# WORKING DATA

-*-*-

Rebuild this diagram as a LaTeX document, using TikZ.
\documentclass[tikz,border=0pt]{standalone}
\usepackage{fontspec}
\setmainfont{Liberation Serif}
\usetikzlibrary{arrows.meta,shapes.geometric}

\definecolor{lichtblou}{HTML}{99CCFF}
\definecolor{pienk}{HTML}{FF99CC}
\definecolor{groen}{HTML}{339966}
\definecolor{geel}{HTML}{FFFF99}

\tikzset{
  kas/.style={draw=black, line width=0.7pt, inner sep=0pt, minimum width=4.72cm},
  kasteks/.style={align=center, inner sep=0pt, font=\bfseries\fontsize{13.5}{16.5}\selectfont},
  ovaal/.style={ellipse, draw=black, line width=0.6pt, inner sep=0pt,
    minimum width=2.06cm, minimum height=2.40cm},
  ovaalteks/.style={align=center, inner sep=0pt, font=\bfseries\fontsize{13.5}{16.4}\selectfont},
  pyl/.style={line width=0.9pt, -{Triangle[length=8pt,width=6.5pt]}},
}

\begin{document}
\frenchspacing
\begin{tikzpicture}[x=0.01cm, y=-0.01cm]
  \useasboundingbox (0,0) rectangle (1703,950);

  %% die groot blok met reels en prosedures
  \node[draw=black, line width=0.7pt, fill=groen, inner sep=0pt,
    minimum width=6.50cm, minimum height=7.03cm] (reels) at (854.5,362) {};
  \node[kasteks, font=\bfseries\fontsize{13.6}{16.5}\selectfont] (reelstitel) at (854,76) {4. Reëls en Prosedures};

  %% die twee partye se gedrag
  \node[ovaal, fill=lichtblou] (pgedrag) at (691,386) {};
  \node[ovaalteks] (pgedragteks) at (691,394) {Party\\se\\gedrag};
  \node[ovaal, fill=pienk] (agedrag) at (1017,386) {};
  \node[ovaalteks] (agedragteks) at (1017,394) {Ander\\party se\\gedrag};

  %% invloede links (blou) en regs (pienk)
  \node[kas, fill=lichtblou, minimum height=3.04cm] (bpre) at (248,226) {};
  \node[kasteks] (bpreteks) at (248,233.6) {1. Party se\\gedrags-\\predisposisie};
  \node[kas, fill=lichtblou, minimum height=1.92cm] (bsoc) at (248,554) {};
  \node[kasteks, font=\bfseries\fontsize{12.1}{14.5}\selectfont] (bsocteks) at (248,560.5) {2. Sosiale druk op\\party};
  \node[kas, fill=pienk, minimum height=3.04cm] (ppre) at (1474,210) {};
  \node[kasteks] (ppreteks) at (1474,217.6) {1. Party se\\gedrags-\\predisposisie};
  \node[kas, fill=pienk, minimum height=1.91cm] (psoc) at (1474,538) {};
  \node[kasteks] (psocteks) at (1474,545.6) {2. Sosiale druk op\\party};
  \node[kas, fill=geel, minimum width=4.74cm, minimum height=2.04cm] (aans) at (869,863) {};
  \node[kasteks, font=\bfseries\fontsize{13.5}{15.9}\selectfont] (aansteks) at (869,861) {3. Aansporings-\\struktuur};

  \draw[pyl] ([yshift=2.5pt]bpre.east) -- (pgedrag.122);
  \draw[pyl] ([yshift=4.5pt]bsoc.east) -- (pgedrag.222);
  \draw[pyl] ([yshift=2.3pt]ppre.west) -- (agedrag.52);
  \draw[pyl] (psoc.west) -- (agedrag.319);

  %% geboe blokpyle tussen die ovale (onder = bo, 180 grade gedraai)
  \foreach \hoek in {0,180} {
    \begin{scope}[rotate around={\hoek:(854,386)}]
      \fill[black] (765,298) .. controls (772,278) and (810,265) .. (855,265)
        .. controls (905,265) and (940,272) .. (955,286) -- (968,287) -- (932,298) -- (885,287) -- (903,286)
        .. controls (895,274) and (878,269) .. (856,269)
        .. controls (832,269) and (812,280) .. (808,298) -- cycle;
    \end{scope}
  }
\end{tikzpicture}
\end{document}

-*-*-

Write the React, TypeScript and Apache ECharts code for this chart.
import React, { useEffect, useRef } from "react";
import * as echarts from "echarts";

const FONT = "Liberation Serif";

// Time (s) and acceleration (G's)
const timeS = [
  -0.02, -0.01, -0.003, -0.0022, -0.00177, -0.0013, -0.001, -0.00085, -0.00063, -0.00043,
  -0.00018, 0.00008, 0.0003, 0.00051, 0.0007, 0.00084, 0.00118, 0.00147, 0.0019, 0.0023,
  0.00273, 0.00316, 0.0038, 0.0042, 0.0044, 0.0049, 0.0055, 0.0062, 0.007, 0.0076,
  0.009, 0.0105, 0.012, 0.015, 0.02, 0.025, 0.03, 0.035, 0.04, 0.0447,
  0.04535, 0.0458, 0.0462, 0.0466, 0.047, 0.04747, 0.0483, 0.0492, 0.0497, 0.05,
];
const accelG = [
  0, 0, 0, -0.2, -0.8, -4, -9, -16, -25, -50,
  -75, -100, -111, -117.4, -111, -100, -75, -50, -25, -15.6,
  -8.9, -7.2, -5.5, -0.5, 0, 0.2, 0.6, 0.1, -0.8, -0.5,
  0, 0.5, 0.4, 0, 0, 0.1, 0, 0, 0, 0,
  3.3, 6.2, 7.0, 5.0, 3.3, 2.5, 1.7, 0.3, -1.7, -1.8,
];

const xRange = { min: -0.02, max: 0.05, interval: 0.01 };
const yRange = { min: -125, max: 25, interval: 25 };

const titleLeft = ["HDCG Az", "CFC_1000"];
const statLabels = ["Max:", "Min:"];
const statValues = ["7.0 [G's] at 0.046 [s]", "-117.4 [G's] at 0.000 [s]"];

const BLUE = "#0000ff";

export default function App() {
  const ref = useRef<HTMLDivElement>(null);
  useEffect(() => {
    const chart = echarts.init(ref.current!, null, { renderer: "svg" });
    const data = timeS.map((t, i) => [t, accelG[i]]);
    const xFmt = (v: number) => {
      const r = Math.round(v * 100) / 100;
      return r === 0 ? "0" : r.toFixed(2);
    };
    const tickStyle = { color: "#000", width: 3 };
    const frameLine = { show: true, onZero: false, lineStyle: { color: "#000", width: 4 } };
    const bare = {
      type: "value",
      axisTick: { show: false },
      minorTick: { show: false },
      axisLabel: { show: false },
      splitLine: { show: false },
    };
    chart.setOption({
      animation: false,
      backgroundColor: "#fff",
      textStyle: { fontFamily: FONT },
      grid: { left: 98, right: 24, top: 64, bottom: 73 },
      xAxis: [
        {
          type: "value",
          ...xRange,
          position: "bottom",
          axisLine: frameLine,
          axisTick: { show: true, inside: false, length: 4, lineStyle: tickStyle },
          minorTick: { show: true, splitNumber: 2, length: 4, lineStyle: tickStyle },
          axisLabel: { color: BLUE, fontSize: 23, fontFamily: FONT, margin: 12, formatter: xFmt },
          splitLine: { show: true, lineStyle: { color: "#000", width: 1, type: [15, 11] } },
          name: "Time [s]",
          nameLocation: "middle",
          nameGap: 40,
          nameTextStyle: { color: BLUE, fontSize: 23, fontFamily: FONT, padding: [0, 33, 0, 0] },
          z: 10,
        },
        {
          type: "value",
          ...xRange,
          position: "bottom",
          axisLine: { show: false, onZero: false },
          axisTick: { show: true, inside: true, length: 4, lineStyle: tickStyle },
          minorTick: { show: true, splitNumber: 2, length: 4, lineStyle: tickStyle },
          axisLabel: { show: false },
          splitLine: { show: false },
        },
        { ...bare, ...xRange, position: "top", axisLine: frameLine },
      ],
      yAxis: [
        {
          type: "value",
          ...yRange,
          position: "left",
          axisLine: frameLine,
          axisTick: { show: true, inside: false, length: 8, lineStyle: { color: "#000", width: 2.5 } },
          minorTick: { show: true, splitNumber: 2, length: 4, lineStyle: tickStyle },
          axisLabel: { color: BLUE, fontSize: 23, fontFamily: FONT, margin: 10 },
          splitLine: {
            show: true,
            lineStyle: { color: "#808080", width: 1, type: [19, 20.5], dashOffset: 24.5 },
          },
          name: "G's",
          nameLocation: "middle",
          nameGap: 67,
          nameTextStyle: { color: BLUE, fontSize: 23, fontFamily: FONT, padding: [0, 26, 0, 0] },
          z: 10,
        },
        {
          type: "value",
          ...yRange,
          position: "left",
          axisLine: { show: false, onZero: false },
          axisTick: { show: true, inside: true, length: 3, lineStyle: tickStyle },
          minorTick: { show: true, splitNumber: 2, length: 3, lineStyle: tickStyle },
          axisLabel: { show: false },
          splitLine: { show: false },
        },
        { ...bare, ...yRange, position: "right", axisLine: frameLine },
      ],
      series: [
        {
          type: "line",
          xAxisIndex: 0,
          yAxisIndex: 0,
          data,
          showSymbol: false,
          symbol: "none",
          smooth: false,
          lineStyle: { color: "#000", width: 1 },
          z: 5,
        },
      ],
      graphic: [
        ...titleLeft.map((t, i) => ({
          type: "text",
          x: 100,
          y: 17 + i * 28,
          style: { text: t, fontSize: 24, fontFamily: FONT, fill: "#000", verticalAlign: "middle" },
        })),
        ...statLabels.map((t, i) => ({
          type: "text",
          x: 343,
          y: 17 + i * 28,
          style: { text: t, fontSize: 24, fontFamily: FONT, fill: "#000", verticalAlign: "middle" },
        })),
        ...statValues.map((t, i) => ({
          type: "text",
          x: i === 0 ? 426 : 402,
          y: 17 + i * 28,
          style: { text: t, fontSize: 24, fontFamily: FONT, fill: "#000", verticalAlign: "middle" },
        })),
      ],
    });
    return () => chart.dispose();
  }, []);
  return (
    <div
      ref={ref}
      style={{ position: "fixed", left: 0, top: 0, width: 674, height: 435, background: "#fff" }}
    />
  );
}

-*-*-

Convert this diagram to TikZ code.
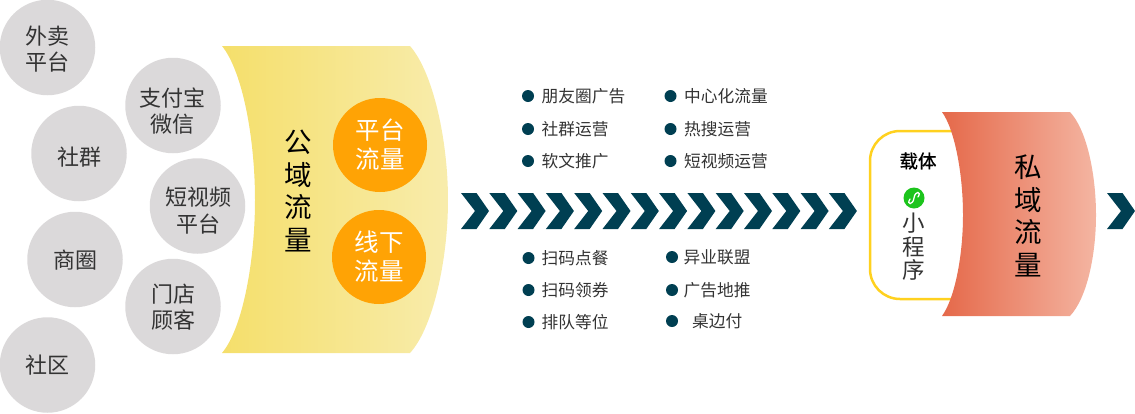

-*-*-

Tally the lines of the data that hold the string "React". Answer with the number and nothing more.

# ANSWER FOR THE TASK
2